Councilman Vin Caprio saw many benefits to the automated collection.
“It will keep the town a lot neater,” he said. “Since automated is not going to cost us any more money, it’s definitely the way to go.”
Bozzuto also shared his excitement for the future of the town’s recycling program, saying that “up to 75 percent of what we put in there is recyclable. I cannot wait to take our schools and make them the example of how much we can recover.”
Branigan stated that 15 percent of the town’s solid waste is generated by the schools, accounting for about $100,000 of the tipping fees.
“If we’re taking the tonnage to Covanta and the vendor is just picking it up, there’s no incentive for the vendor to recycle,” said Branigan. “[With a collection and disposal contract], the more they can recycle, the more they save.”
While Bozzuto alleviated most of the Council’s concerns about the actual collection, most members expressed frustration in the process.
“It’s a lot to ask us to look at this for five minutes and then vote on it,” said Deputy Mayor Al Rose. “The trash sub-committee was appointed to handle the complaints, not handle the bids. I don’t know how we got to where we are tonight without having the Councilors who are responsible for raising the taxes being more informed.”
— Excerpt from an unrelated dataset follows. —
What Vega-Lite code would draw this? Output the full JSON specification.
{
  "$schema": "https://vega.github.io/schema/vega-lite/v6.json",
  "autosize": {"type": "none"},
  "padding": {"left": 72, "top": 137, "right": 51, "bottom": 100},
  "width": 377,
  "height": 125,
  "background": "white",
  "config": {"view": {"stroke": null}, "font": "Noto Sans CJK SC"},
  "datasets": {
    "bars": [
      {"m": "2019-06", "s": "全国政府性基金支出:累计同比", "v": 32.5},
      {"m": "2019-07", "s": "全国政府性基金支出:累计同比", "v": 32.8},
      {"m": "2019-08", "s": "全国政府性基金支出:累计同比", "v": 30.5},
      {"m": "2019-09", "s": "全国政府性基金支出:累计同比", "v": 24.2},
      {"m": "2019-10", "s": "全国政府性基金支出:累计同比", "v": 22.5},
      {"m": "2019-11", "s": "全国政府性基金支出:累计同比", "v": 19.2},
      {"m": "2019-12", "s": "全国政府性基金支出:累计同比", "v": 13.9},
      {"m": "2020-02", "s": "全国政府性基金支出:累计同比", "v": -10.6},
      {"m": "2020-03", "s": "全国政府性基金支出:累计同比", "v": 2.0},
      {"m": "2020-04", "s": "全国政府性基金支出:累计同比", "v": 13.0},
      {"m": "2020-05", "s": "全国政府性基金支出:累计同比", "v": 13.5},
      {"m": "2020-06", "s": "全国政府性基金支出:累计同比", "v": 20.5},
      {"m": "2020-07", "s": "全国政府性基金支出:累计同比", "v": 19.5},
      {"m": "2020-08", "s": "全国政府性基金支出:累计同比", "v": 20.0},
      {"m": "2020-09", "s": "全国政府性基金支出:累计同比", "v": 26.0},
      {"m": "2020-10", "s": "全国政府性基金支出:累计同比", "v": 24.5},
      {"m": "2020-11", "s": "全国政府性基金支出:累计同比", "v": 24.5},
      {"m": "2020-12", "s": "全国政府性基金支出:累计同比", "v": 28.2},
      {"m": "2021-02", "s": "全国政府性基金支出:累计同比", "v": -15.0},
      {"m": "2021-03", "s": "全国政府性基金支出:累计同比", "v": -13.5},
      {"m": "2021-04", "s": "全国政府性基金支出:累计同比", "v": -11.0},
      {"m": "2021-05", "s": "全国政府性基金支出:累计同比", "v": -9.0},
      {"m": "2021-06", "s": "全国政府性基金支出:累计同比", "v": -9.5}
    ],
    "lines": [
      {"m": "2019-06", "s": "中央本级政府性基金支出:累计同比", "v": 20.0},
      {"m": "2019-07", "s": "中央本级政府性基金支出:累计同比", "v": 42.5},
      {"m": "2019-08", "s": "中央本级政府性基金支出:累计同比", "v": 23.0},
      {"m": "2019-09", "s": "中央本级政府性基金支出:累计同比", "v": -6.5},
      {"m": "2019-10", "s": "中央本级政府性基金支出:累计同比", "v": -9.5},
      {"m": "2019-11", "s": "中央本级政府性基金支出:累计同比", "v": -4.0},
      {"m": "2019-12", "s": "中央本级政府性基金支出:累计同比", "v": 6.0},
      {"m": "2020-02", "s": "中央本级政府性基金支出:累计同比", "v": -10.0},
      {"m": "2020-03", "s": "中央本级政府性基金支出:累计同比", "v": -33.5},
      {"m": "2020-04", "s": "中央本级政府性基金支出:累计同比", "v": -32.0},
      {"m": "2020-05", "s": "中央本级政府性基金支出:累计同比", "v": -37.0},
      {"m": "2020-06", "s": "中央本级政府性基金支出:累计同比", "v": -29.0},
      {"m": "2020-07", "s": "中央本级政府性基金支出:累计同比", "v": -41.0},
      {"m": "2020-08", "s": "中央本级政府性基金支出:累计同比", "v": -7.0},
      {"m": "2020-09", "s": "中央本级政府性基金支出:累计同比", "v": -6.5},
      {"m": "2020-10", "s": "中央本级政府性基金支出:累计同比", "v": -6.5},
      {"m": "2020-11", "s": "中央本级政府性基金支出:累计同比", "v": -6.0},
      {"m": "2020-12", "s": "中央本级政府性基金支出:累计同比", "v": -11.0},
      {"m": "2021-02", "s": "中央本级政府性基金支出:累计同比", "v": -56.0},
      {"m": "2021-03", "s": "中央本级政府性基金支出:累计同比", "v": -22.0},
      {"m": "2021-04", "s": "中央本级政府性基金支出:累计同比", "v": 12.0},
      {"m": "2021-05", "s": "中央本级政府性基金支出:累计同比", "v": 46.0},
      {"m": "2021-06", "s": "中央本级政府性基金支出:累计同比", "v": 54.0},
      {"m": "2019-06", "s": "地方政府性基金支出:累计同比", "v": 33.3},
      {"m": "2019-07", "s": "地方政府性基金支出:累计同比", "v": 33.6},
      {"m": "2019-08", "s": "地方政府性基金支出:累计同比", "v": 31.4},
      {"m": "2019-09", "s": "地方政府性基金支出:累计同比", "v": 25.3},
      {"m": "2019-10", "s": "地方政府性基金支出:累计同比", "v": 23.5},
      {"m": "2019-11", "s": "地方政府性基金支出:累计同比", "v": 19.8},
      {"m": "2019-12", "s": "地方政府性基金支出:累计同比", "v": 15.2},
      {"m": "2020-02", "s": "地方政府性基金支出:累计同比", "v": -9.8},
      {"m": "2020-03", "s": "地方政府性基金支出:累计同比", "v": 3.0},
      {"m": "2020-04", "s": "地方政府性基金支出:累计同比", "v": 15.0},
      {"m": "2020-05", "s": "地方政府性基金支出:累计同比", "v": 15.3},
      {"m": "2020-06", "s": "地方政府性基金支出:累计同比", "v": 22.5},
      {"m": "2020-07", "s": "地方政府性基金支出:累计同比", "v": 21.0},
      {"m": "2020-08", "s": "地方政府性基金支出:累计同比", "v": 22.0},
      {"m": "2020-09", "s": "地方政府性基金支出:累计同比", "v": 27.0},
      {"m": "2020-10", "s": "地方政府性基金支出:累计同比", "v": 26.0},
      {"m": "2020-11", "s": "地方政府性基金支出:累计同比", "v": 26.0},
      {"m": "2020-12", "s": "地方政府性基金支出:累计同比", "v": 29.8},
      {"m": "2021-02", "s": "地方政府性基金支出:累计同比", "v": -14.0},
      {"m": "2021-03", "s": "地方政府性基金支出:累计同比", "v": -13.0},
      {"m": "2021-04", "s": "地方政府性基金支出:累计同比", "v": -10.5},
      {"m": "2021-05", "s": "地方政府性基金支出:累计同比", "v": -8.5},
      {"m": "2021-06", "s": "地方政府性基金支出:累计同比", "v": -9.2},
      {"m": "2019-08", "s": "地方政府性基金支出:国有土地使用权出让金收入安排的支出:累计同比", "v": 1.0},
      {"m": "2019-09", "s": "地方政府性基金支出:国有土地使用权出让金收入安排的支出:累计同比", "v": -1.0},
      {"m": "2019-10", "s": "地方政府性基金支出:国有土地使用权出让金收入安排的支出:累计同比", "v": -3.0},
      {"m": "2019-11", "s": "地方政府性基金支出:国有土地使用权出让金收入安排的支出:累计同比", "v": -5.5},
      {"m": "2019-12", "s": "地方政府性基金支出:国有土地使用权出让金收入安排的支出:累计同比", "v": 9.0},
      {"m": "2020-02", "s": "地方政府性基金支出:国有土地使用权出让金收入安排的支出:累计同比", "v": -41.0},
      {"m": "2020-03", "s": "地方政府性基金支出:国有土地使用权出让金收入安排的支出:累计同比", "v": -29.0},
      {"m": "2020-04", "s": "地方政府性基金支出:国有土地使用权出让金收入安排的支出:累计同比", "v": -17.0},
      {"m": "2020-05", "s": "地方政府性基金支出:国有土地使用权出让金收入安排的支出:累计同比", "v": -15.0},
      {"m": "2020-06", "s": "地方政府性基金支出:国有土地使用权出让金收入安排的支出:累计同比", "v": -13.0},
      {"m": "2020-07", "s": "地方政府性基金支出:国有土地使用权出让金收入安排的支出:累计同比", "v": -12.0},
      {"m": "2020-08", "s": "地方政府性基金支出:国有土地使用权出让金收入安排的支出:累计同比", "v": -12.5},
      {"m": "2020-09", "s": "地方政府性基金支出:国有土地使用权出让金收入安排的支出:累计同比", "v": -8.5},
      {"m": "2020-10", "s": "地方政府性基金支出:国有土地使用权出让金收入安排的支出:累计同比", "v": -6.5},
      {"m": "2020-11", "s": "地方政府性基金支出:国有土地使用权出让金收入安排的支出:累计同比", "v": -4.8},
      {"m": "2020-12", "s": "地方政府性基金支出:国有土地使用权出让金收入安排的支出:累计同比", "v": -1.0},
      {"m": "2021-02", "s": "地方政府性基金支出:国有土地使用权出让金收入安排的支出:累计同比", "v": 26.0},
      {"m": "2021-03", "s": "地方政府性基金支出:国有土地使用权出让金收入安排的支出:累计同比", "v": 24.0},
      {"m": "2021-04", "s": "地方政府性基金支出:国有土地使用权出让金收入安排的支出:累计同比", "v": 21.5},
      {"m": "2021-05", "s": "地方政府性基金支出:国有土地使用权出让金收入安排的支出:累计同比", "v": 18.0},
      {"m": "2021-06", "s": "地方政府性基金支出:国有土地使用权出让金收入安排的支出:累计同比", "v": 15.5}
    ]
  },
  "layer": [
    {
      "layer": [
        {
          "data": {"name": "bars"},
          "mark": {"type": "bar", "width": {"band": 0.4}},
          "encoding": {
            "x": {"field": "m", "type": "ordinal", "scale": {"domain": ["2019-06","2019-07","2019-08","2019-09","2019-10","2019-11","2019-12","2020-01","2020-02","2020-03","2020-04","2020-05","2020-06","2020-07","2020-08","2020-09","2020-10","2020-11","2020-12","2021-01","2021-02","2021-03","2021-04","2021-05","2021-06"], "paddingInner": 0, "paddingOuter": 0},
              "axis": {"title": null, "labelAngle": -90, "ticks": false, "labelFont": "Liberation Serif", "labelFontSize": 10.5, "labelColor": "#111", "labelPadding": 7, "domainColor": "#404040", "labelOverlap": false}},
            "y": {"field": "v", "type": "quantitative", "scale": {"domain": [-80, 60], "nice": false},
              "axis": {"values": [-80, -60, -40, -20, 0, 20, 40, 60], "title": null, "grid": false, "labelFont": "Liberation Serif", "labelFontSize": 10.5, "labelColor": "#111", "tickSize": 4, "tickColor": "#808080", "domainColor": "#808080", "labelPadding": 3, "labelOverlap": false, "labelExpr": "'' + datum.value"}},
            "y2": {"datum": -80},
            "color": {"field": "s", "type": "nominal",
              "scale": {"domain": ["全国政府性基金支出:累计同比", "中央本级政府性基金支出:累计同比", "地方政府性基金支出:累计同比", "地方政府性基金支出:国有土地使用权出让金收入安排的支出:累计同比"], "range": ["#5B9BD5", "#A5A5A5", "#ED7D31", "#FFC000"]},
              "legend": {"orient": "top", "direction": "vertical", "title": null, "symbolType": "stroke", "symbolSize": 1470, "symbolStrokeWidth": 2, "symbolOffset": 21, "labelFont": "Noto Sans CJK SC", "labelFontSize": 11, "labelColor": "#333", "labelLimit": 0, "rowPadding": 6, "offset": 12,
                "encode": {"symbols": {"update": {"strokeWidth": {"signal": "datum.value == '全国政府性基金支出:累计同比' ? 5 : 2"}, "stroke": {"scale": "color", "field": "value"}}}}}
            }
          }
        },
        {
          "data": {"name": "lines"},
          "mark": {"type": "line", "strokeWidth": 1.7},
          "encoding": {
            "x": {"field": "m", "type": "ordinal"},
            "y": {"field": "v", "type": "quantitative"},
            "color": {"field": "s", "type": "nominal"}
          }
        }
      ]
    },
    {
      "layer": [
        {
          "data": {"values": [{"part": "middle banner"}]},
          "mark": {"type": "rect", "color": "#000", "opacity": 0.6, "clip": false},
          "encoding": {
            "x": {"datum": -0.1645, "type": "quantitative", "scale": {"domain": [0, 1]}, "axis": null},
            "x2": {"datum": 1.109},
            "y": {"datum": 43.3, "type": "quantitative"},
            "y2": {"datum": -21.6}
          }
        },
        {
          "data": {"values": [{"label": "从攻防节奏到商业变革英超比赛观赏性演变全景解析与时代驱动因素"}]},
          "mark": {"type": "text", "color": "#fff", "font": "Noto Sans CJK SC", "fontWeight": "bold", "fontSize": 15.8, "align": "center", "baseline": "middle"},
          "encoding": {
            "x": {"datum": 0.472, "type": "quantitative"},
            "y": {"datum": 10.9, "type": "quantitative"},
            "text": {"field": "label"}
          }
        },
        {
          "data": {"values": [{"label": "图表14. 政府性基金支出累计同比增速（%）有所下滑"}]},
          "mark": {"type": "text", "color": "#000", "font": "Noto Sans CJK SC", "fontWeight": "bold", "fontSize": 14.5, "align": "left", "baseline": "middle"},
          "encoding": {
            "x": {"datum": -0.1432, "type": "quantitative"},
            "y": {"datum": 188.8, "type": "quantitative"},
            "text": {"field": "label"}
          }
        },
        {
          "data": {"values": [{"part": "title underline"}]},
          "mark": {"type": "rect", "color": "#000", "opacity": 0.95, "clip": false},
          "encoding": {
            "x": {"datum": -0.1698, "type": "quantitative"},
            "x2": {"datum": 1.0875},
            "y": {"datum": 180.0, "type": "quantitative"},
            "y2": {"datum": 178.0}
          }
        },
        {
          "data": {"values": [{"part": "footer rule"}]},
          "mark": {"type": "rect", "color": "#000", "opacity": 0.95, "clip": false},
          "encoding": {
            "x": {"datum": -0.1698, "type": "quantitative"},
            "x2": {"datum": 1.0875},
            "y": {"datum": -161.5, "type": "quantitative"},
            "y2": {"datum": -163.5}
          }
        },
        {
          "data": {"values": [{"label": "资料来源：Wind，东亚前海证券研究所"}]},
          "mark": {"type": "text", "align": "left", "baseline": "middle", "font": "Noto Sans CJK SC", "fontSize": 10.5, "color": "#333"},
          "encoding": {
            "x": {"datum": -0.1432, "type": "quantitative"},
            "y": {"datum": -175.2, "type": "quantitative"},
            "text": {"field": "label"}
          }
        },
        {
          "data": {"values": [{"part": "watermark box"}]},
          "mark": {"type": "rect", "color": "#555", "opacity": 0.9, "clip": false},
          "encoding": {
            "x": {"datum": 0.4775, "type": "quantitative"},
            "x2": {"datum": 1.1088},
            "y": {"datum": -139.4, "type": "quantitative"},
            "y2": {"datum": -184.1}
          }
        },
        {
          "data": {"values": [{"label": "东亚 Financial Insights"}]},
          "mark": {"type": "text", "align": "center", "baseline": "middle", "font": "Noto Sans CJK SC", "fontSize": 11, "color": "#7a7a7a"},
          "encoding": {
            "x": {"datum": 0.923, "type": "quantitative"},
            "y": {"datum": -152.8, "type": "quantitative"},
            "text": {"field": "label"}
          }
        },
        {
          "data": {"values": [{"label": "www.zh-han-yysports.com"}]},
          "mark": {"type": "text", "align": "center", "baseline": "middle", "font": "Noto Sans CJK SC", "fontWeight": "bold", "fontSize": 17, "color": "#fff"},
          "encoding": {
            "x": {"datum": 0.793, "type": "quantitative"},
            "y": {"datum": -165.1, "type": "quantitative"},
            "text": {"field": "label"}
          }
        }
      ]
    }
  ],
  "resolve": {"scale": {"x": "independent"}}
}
Rose stated he does not recall the item being brought before the Council, while Council member Rose Angeloni pointed out it was in a packet before one of the previous meetings.
“I don’t call that presenting it to the Councilors,” said Rose.
Branigan responded that a copy was sent to the Council and that “we needed an objective way to examine the proposals in black and white so the form that looks like this was easiest way to compare them.”
He also explained that the process of finding a new provider began three years ago after the previous contractor was fired and John’s Refuse was hired to carry out the contract until June 30, 2012, when the CRRA contract expired.
There was then confusion on the vendor’s insurance with Branigan explaining that the reason the insurance is not in place yet is because John’s Refuse would need to add a coverage to their insurance should they be selected to handle the disposal end as well.